In fact the notion of worth is not so clear cut. To draw an analogy: Barry Bonds brings enormous value as a baseball player for whomever he plays. Any one Barry Bonds swing at the plate holds potential value only, yet the potential value is higher with Bonds at the plate, than with most other players. When Bonds strikes out, the immediate value goes unrealized even if Bonds’ long-term value as a player remains undiminished. Any one sales effort may similarly represent unrealized potential with the potential value directly linked to the sales effort underway. Occasionally even the best players will bunt or hit a safe sacrifice fly. This is because, in the judgment of the manager and/or the player, the situation dictates the need for better odds at a successful outcome, than an attempt at a home run. The same could be held to be true of high-end retail sales of string instruments, each one of which is in effect a home run. Other sales venues, such as auctions and wholesale, are appropriate in instances where a predictable outcome supercedes the value of attempting to achieve the longer odds, the “home run.”
To be thorough appraisals must reflect the needs and realities of the situation. With clients typically unaware of the myriad issues to be considered in any one appraisal, appraisers must often make judgment calls about what type of appraisal is appropriate. These judgments are not always easy for the consumer to comprehend. A knowledge of appraisal terminology can at least help the consumer understand what the appraisal actually says.
There are generally two types of appraisals in common use in the industry today: Insurance Evaluations and Estate Evaluations. The author also recommends that appraisers adopt a third type of appraisal: Liquidation or Auction Appraisal Evaluations.
Using the example of “a Stradivari Violin of the period 1720-1727, original in all principal parts, in a good state of restoration, and a good state of preservation”…
- This instrument might produce an Insurance Evaluation of $2.8 million US in January of 2002.
- The same instrument might produce an Estate Evaluation of $1.8-$2 million.
- The Auction Estimate or Liquid Evaluation for this instrument could be $1 million or less.
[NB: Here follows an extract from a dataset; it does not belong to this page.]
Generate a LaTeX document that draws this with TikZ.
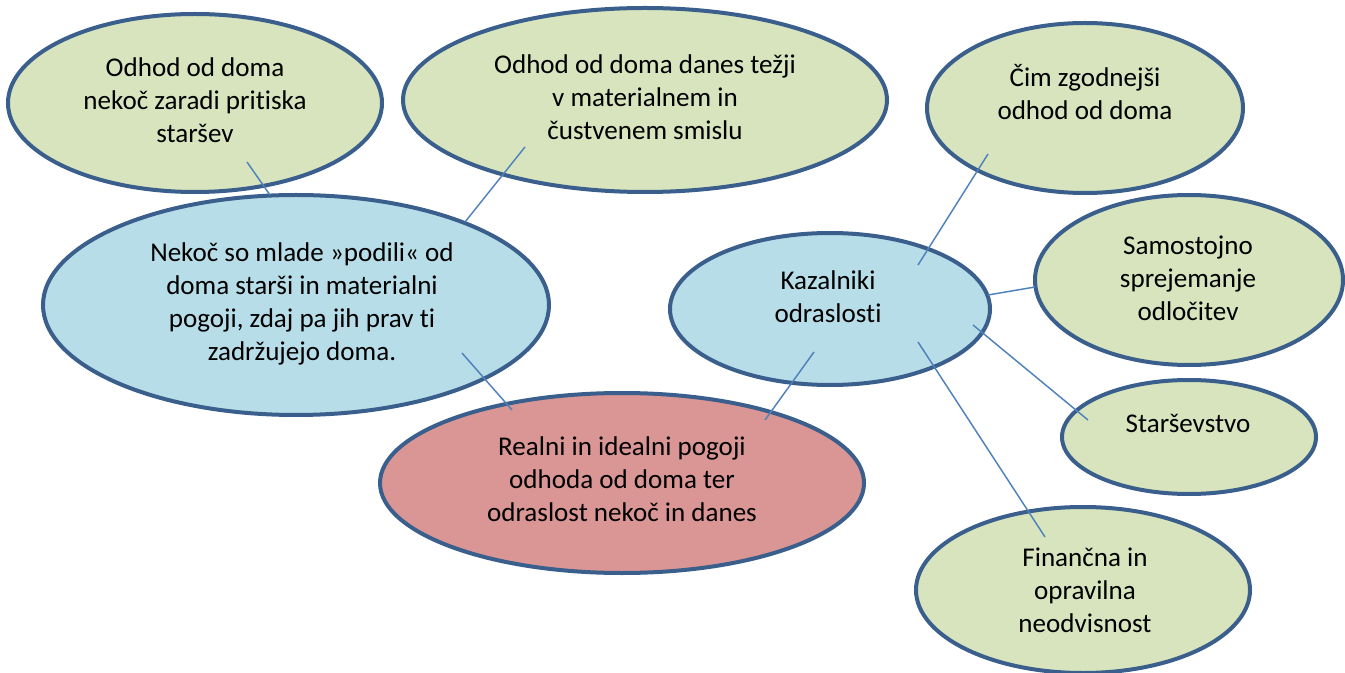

All appraisals in the string instrument field rely on subjective judgment as to condition and value. However, to return to the baseball analogy, even though a manager might ask a player to bunt because the odds are better for a good outcome, the bunt may still fail. Judgments about how to handle each situation will sometimes vary from manager to manager. Similarly, the judgment of appraisers can be expected to vary, as can the actual outcome of a sale.
Glossary of Terms
- Insurance Evaluation
- Designed to protect an owner in the event of loss. Generally at the high end of retail, it should reflect what one would have to pay for a comparable example under retail conditions.
- Estate Valuation
- Designed to guide individuals, executors of estates, attorneys and courts as to what the proceeds of a normal, medium term, consignment arrangement might be.
- Liquidation Appraisal
- Designed as a guide to what might be realized in a relatively fast liquidity event, such as an auction or a wholesale transaction.
- State of Restoration
- Refers to the integrity of the instrument in terms of maintenance and repair work, and implies that the piece has undergone prior restorations. Not necessarily a major depreciating factor. Sometimes stated as:
- State of Repair
- Typically ranges from “poor” to “fair” to “good” to “very good.” This term should not be confused with
State of Preservation (see below.)
- State of Preservation
- Refers to the degree to which the piece is preserved intact, as it was originally built. State of Preservation is a subjective evaluation of the number of repaired cracks and the quantity and condition of the original varnish, typically from “poor” to “fair” to “good” to “very good” to “excellent” to “mint.”
- Refers to the condition of the piece in terms of original varnish. Instruments that have undergone frequent polishing lose their patina and are somewhat less desirable than they would be with original patina.
- Extensive Retouching
- Refers to the originality of the varnish. More or less a euphemism for re-varnished. This term implies substantially degraded desirability and value of a piece, even if the utility value is unchanged.
- Ground Coat
- Refers to the coat of varnish closest to the wood. The ground coat generally contains little color and separates the later coats of varnish from the instrument, enhancing the refractive visual appearance of the piece.
- Acoustical Patch
- Refers to wood veneered into an instrument in an attempt to enhance the instrument tonally. This language is used to indicate the presence of a patch that is not a repair of a crack and so should not devalue the piece as much as a repair patch.
- Post Patch
- Refers to a patch used to repair a crack in the sound-post area. On the top of instruments this is common, on the back it is a major flaw with consequent effect on appraisal value and liquidity.
- Evidence of Wood Worm
- Refers to damage caused by wood worm. It can be difficult to detect the extent of wood worm damage as much of the damage can remain invisible externally for years. Skilled X-ray or CT scan is recommended for instruments that show evidence of wood worm.
- Original in All Principal Parts
- Refers to the body and scroll of string instruments, excluding the neck and fittings. Refers to the stick, frog and button on bows; excludes hair, mother of pearl ornaments, and head-plate.